I am inspired by the portraits of the Renaissance and icon paintings of the past centuries. I admire the classical principles of static and frozen postures and gestures. The artworks of Henri Matisse, Andy Warhol, Walter Disney, David Hockney, Alex Katz make me happy.
Can you explain ‘contemporary tech reality’?
Contemporary tech reality is a convenient instrument that helps us to connect with our inner and external world. VR headset seem to be the symbol of the tech present. I saw it for the first time more than ten years ago, and it was an odd thing with visual effects. Now it can show us the whole universe.
Nevertheless, using a lot of tech can sometimes make us afraid to lose our ability to perceive and understand reality. In the past, the virtual reality existed only in the movies or the TV screens and there used to be a distance between it and us. We would stay in the comfort zone as if watching the events from outside. Now when we put on the headset, we sink down into a new reality, which is right on the tip of your nose. It parallels a meditative state – the deeper you get into your inner world, the more harmony you discover, which is reflected in the outside world.
6. When do you feel Real?
When I make art with high vibrations, I feel real. Frankly, any creation with consciousness gives me a feeling of reality, either drawing in VR or painting on canvas.
7. If people want to see your work where should they go?
You can catch my exhibition New Tech Girls at Google New York curated by collector and curator Megan Green. It brings me great joy that thousands of people who work within the tech world can see my work.
About the artist
Olga Feshina was primarily known as a fashion designer who created the first chess sport uniform in the World for the International Chess Federation FIDE which was presented in Cannes, France, in 2001.

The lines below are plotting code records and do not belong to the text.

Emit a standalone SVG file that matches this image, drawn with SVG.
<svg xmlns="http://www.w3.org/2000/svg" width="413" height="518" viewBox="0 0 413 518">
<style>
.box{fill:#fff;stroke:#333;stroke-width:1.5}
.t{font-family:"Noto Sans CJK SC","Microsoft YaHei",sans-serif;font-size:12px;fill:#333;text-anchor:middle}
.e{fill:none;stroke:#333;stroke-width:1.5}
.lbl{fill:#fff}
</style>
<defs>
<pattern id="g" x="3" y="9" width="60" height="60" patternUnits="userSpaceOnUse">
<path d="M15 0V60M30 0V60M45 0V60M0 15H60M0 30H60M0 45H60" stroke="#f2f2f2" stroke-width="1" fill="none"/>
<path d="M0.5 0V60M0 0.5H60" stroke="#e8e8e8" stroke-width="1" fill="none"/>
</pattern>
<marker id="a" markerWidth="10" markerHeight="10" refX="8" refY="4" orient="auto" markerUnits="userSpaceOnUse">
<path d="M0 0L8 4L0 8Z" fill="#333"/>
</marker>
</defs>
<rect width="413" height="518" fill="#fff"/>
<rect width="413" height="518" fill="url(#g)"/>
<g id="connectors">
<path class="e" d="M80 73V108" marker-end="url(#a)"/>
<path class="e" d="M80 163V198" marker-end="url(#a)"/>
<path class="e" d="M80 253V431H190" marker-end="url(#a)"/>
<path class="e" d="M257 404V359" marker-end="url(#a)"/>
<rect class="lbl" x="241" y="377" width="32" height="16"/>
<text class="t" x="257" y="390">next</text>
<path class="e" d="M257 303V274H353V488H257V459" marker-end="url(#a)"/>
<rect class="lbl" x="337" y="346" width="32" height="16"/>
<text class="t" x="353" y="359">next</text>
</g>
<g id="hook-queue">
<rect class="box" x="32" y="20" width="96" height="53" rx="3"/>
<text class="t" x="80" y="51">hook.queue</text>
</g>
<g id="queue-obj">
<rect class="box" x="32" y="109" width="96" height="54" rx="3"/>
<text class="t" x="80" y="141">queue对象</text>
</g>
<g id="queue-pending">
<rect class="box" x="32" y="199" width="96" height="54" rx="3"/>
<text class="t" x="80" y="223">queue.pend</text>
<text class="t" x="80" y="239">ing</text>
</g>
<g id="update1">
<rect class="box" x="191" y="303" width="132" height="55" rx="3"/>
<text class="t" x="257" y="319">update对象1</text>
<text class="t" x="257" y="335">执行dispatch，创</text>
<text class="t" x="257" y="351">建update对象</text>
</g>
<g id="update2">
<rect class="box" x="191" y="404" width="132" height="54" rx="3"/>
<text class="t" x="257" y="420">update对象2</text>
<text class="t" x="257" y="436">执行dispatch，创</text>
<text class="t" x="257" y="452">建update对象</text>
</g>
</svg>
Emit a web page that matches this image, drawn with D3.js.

She has always been interested in the progress of technology on the contemporary woman. In 2000 at Moscow Museum of Architecture during a performance, ‘She offered an egg as the symbol of the Internet where women appeared holding Apple iBooks sporting vinyl tattoos with Internet addresses. In 2011 she exhibited at Mercedes-Benz Fashion Week Moscow with a romantic Yoga Fashion performance. She was born in Kazakhstan, lived in Moscow and is now based in New York.